19. But we have been asked to treat the appeal as a revisional application, and after hearing the reasons for doing so, we think that this is a case in which the appeal should be allowed to be converted into a revisional application. The learned Judge below seems to have held that it was not competent to the trial Court to record this adjustment as the defendants' house was not the subject-matter of dispute in the suit, and that therefore the trial Court had no jurisdiction in recording the compromise. That conclusion on the question of jurisdiction seems to me to be illegal as well as materially irregular. If a person comes to the Court claiming certain easement rights against the defendants' house, it would certainly be open to both the parties to agree that the rights of easement which the plaintiff claims might be converted into absolute rights of ownership by sale to him of the house in which he claims the easement rights.
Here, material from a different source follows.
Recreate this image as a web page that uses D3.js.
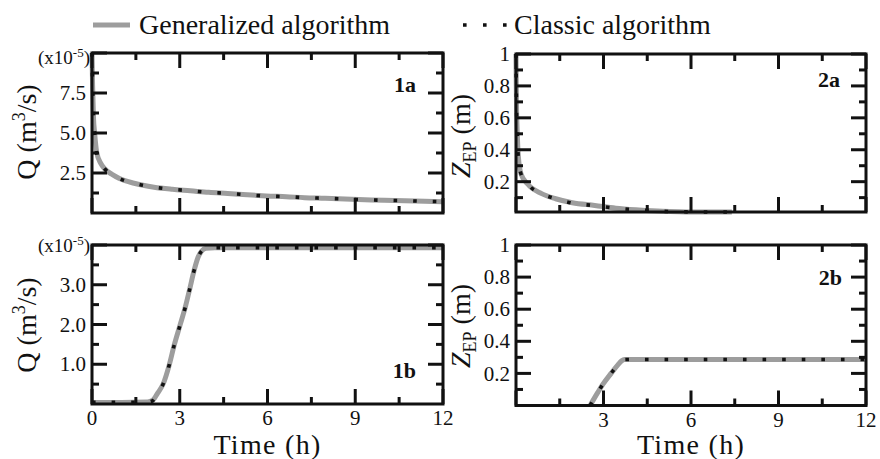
<!DOCTYPE html>
<html><head><meta charset="utf-8">
<script src="https://cdn.jsdelivr.net/npm/d3@7/dist/d3.min.js"></script>
<style>
body{margin:0;background:#fff;}
svg{display:block;}
svg text{font-family:"Liberation Serif","Times New Roman",serif;}
</style></head>
<body><svg id="c" width="880" height="459"></svg>
<script>
// ---------- data ----------
const seriesNames = ["Generalized algorithm", "Classic algorithm"];

// Panel 1a : Q (x1e-5 m3/s) vs time (h)
const t1a      = [0, 0.02, 0.05, 0.09, 0.16, 0.3, 0.44, 0.7, 0.92, 1.44, 2.12, 2.75, 3.36, 3.99, 4.64, 5.31, 5.96, 6.64, 7.27, 7.97, 8.65, 9.33, 10.0, 10.69, 11.38, 12];
const q1aGen   = [10, 8.0, 6.0, 5.0, 3.8, 3.1, 2.75, 2.4, 2.17, 1.86, 1.61, 1.48, 1.39, 1.29, 1.22, 1.14, 1.07, 1.02, 0.96, 0.92, 0.875, 0.83, 0.79, 0.77, 0.73, 0.71];
const q1aCls   = [10, 8.1, 6.1, 5.0, 3.73, 3.1, 2.75, 2.4, 2.17, 1.86, 1.61, 1.48, 1.39, 1.29, 1.23, 1.14, 1.06, 1.02, 0.96, 0.92, 0.875, 0.83, 0.79, 0.77, 0.73, 0.71];

// Panel 2a : Z_EP (m) vs time (h)
const t2a      = [0, 0.01, 0.02, 0.04, 0.08, 0.17, 0.4, 0.88, 1.36, 1.93, 2.7, 3.42, 4.22, 5.03, 5.6, 6.37, 7.24, 7.4];
const z2aGen   = [1, 0.8, 0.65, 0.52, 0.36, 0.25, 0.185, 0.125, 0.093, 0.068, 0.051, 0.034, 0.023, 0.015, 0.012, 0.01, 0.01, 0.01];
const z2aCls   = [1, 0.8, 0.65, 0.52, 0.35, 0.25, 0.185, 0.125, 0.093, 0.066, 0.05, 0.034, 0.023, 0.014, 0.012, 0.01, 0.01, 0.01];

// Panel 1b : Q (x1e-5 m3/s) vs time (h)
const t1b      = [0, 1, 1.9, 2.07, 2.25, 2.43, 2.64, 2.81, 3.0, 3.18, 3.34, 3.48, 3.62, 3.75, 3.9, 4.2, 5, 12];
const q1bGen   = [0.04, 0.04, 0.05, 0.09, 0.28, 0.5, 0.98, 1.48, 1.96, 2.41, 2.89, 3.33, 3.68, 3.85, 3.92, 3.93, 3.93, 3.93];
const q1bCls   = [0.04, 0.04, 0.05, 0.08, 0.27, 0.5, 0.98, 1.48, 1.96, 2.41, 2.89, 3.33, 3.68, 3.85, 3.92, 3.93, 3.93, 3.93];

// Panel 2b : Z_EP (m) vs time (h)
const t2b      = [2.54, 2.8, 2.97, 3.26, 3.5, 3.62, 3.72, 4.0, 12];
const z2bGen   = [0.0, 0.08, 0.13, 0.2, 0.255, 0.278, 0.286, 0.287, 0.287];
const z2bCls   = [0.0, 0.08, 0.13, 0.2, 0.255, 0.278, 0.286, 0.287, 0.287];

// ticks
const xMajor = [0, 3, 6, 9, 12];
const xMinor = [1.5, 4.5, 7.5, 10.5];
const xLabels1 = ["0", "3", "6", "9", "12"];
const xLabels2 = ["", "3", "6", "9", "12"];
const q1aMajor = [2.5, 5, 7.5, 10];
const q1aLabels = ["2.5", "5.0", "7.5", ""];
const q1aMinor = [1.25, 3.75, 6.25, 8.75];
const q1bMajor = [1, 2, 3, 4];
const q1bLabels = ["1.0", "2.0", "3.0", ""];
const q1bMinor = [0.5, 1.5, 2.5, 3.5];
const zMajor = [0.2, 0.4, 0.6, 0.8, 1];
const zLabels = ["0.2", "0.4", "0.6", "0.8", "1"];
const zMinor = [0.1, 0.3, 0.5, 0.7, 0.9];

// ---------- drawing ----------
const svg = d3.select("#c");
const GRAY = "#9d9d9d", INK = "#111111";

const panels = [
  {id:"1a", x:d3.scaleLinear([0,12],[92,443]), y:d3.scaleLinear([0,10],[213,53]),
   t:t1a, gen:q1aGen, cls:q1aCls, yMaj:q1aMajor, yLab:q1aLabels, yMin:q1aMinor, xLab:null,
   tag:{x:416,y:92}, ylab:"Q", ylabPos:{x:36,y:132}, mult:{x:90,y:64}},
  {id:"2a", x:d3.scaleLinear([0,12],[516,866]), y:d3.scaleLinear([0.01,1],[212,54]),
   t:t2a, gen:z2aGen, cls:z2aCls, yMaj:zMajor, yLab:zLabels, yMin:zMinor, xLab:null,
   tag:{x:840,y:87}, ylab:"Z", ylabPos:{x:470,y:136}},
  {id:"1b", x:d3.scaleLinear([0,12],[92,443]), y:d3.scaleLinear([0,4],[404,245]),
   t:t1b, gen:q1bGen, cls:q1bCls, yMaj:q1bMajor, yLab:q1bLabels, yMin:q1bMinor, xLab:xLabels1,
   tag:{x:416,y:378}, ylab:"Q", ylabPos:{x:36,y:325}, mult:{x:90,y:252}},
  {id:"2b", x:d3.scaleLinear([0,12],[516,866]), y:d3.scaleLinear([0,1],[405.5,245]),
   t:t2b, gen:z2bGen, cls:z2bCls, yMaj:zMajor, yLab:zLabels, yMin:zMinor, xLab:xLabels2,
   tag:{x:842,y:285}, ylab:"Z", ylabPos:{x:470,y:326}}
];

const curveLayer = svg.append("g").attr("id","curves");
const axesLayer = svg.append("g").attr("id","axes");
const tickLayer = svg.append("g").attr("id","ticks");

function tick(xa, ya, xb, yb2) {
  tickLayer.append("line")
    .attr("x1", xa).attr("y1", ya).attr("x2", xb).attr("y2", yb2)
    .attr("stroke", INK).attr("stroke-width", 3);
}

panels.forEach(p => {
  const [x0,x1] = p.x.range(), [yb,yt] = p.y.range();
  const line = d3.line().x((d,i)=>p.x(p.t[i])).y(d=>p.y(d)).curve(d3.curveMonotoneX);
  curveLayer.append("path").attr("d", line(p.gen)).attr("fill","none")
    .attr("stroke",GRAY).attr("stroke-width",5).attr("stroke-linejoin","round");
  curveLayer.append("path").attr("d", line(p.cls)).attr("fill","none")
    .attr("stroke","#111").attr("stroke-width",3.6).attr("stroke-dasharray","3.6 16");

  // frame
  axesLayer.append("rect").attr("x",x0).attr("y",yt).attr("width",x1-x0).attr("height",yb-yt)
    .attr("fill","none").attr("stroke",INK).attr("stroke-width",3);

  // inward ticks on all four sides
  p.yMaj.forEach(v => { const yy = p.y(v); tick(x0, yy, x0 + 15, yy); tick(x1, yy, x1 - 15, yy); });
  p.yMin.forEach(v => { const yy = p.y(v); tick(x0, yy, x0 + 7, yy); tick(x1, yy, x1 - 7, yy); });
  xMajor.forEach(v => { const xx = p.x(v); tick(xx, yt, xx, yt + 15); tick(xx, yb, xx, yb - 15); });
  xMinor.forEach(v => { const xx = p.x(v); tick(xx, yt, xx, yt + 7); tick(xx, yb, xx, yb - 7); });

  const g = axesLayer.append("g");
  // tick labels
  g.selectAll(".ylab").data(p.yMaj).join("text").attr("class","ylab")
    .attr("x",x0-6).attr("y",d=>p.y(d)).attr("dy","0.34em").attr("text-anchor","end")
    .attr("font-size",21).attr("fill",INK).text((d,i)=>p.yLab[i]);
  if (p.xLab) {
    g.selectAll(".xlab").data(xMajor).join("text").attr("class","xlab")
      .attr("x",d=>p.x(d)).attr("y",yb+21).attr("text-anchor","middle")
      .attr("font-size",21).attr("fill",INK).text((d,i)=>p.xLab[i]);
  }

  // panel tag
  g.append("text").attr("x",p.tag.x).attr("y",p.tag.y).attr("text-anchor","end")
    .attr("font-weight","bold").attr("font-size",22).attr("fill",INK).text(p.id);

  // multiplier
  if (p.mult) {
    const m = g.append("text").attr("x",p.mult.x).attr("y",p.mult.y).attr("text-anchor","end")
      .attr("font-size",19).attr("fill",INK);
    m.append("tspan").text("(x10");
    m.append("tspan").attr("dy",-7).attr("font-size",13).text("-5");
    m.append("tspan").attr("dy",7).text(")");
  }

  // y label
  const yl = g.append("text").attr("transform",`translate(${p.ylabPos.x},${p.ylabPos.y}) rotate(-90)`)
    .attr("text-anchor","middle").attr("font-size",28).attr("fill",INK);
  if (p.ylab === "Q") {
    yl.append("tspan").text("Q (m");
    yl.append("tspan").attr("dy",-11).attr("font-size",18).text("3");
    yl.append("tspan").attr("dy",11).text("/s)");
  } else {
    yl.append("tspan").attr("font-style","italic").text("Z");
    yl.append("tspan").attr("dy",6).attr("font-size",18).text("EP");
    yl.append("tspan").attr("dy",-6).text(" (m)");
  }

  if (p.xLab) {
    g.append("text").attr("x",(x0+x1)/2).attr("y",454).attr("text-anchor","middle")
      .attr("font-size",28).attr("letter-spacing",1.3).attr("fill",INK).text("Time (h)");
  }
});

// legend
const leg = svg.append("g");
leg.append("line").attr("x1",93).attr("x2",130).attr("y1",25).attr("y2",25)
  .attr("stroke",GRAY).attr("stroke-width",5);
leg.append("text").attr("x",139).attr("y",34).attr("font-size",28).attr("fill",INK).text(seriesNames[0]);
leg.append("line").attr("x1",463).attr("x2",508).attr("y1",25).attr("y2",25)
  .attr("stroke","#111").attr("stroke-width",3.6).attr("stroke-dasharray","3.6 16.4");
leg.append("text").attr("x",514).attr("y",34).attr("font-size",28).attr("fill",INK).text(seriesNames[1]);
</script></body></html>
Under Order XXIII, Rule 3, a lawful agreement or compromise can be recorded and a decree passed so far as it relates to the suit. In the present case the adjustment provides that the defendants should pass a sale-deed of the house in suit over which the rights were claimed to the plaintiff and after it was registered the suit was to be disposed of; and all that the trial Court was asked to do was that as the sale-deed had been executed and registered the suit should be disposed of. The trial Court was therefore certainly competent to direct that the suit should be dismissed as per the terms of the adjustment because the sale-deed had been registered a provided in it. But even apart from that, I1 think,' it cannot be said that the sale of the servient tenement to the owner of the dominant tenement can be said to be an adjustment not relating to the suit. In my opinion, therefore, the trial Court had the power to direct such adjustment to be recorded.
20. The result, therefore, is that the order of the lower appellate Court sending back the case to be disposed of on the merits must be set aside and the order of the trial Court restored.